I saw an analyst report from a bank that estimated what the primary silver producers would generate in free cash flow this year.
It wasn’t pretty.
However, it carries a direct hint about where the price of silver is headed.
While it doesn’t mean a surge in the silver price is imminent, the industry has been here before and demonstrated there’s only one way out of this dilemma.
First, let’s set the stage…
What TINY Looks Like
I think most of this audience knows the silver market is small.
At a $20 silver price, estimated supply this year is worth roughly $20 billion.
As I write, the market cap of Starbucks is $112 billion. Good coffee, but is a company that makes lattes really worth 5½ times more than the entire 2022 supply of a critical strategic metal?
The primary silver equity market is also small. By “primary” we mean those producers whose primary metal is silver. Roughly 75% of silver comes from non-silver mines, so there’s only a handful of true primary silver producers.
And those handful of producers have a tiny market cap compared to other resource markets.
As of November 7, the market cap for the diversified miners (BHP, Rio Tinto, etc.) is $441.3 billion. Gold is $225.7 billion, while copper is $118.2 billion.
The market cap of the entire primary silver producers is just $21.9 billion.
Compare silver’s $21.9B market cap to Apple’s CASH level of $179 billion. Apple could buy the entire primary producer sector and still have $157.1 billion left.
Heck, the market cap for the demand of silver metal in 2009 was $35.1 billion!

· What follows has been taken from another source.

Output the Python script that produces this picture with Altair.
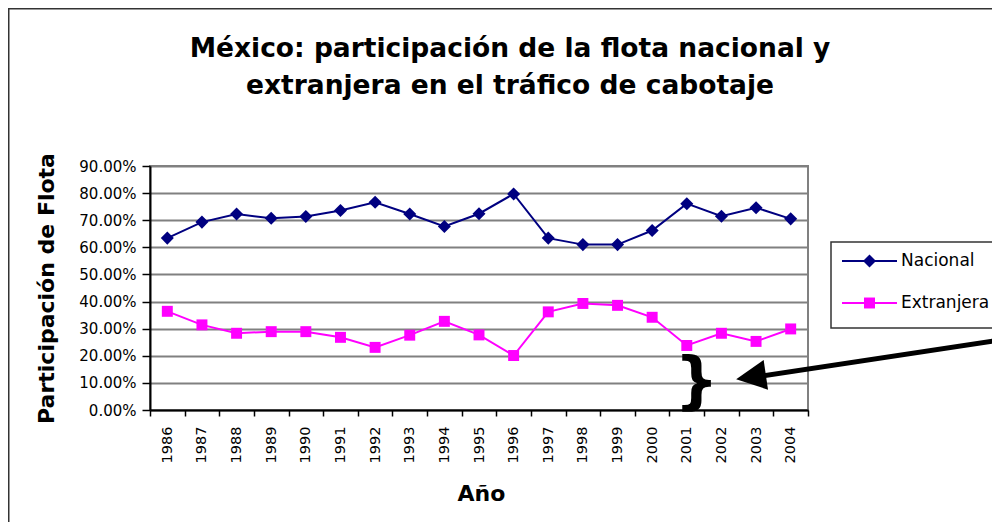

The primary silver equities market is puny because investors have been discouraged by both silver prices and stock prices and sold, pushing the market cap lower. In turn this has hurt the companies, both production and growth.
This fact sets the stage for…
How Long Can You Be in the Red?
The analyst report I mentioned estimated what the primary silver producers would earn in free cash flow on a net basis for 2022. The report was done in early November, so it is up to date.
It’s very sobering for this niche industry. You experienced investors can probably guess what it shows.
On a net basis, most primary silver producers are unable to generate positive free cash flow.
And the #1 reason they can’t do so is because of the depressed silver price.
This is a hint for the silver price, because obviously a sector can’t remain unprofitable indefinitely.
So, what’s the answer?
There’s Only One Way Out
It’s really true, because miners have already lowered costs about as much as they can. The persistent low silver price has forced them to do so.
- The average All-In Sustaining Cost (AISC) of the producers is currently $19.33 per ounce (on a weighted basis). The silver price was in the low $20s through June of this year—but since then has averaged just $19.55, barely above the industry’s average production cost.
Getting the industry average meaningfully lower is almost impossible, especially when we now have high inflation, which of course impacts the mining sector like everyone else. There are exceptions, but generally costs are rising. The silver price has to eventually rise to account for this.
- Further, a number of miners have performed high grading, a practice where they mine the higher-grade portions of their deposits, in an effort to generate better revenue. They can’t do this forever either, and for those that have relied on it, a harsh reality is dead ahead: the low grade portions of their deposits may not be feasible if the silver price remains low, because the low grade only works if the high grade material is available to mix with it.
The same research showed there is likely to be some improvement across the sector in 2023, but they estimate over half still won’t generate positive free cash flow. Even at slightly higher silver prices.
- This again highlights that the silver price must be higher in order for the industry to operate profitably. (By the way, this is NOT a list of recommendations. The ones to consider are those expected to have the biggest turnaround in generating free cash flow—the bank report and I agree on this one).
It’s true that three out of four ounces come from non-primary silver mines. They don’t require a high silver price; the silver is a byproduct and only offsets their total production costs. But it can naturally cause profitability problems. And they probably didn’t expect silver to average $19.55 an ounce during high inflation. So these producers too are hoping for (and in a few cases, need) a higher silver price.
If low silver prices were to persist, it could put some companies out of business, force some to cut back to only their highest-grade mines, push some to merge, or other things they may not necessarily want to do.
It can affect the industry in other ways, too: exploration and development budgets could fall, top management people including geologists could leave the industry, and students could be discouraged from choosing mining as a profession. It can turn into an ugly vicious cycle.
However, I don’t expect these extreme things to happen. All it takes is a higher silver price and the difficulties start to ease up for most of them.
Ultimately, the silver price MUST go higher. The industry can’t function this way indefinitely. Persistent high inflation demands it, too.
The miners are hinting that an upward shift in silver’s price is coming.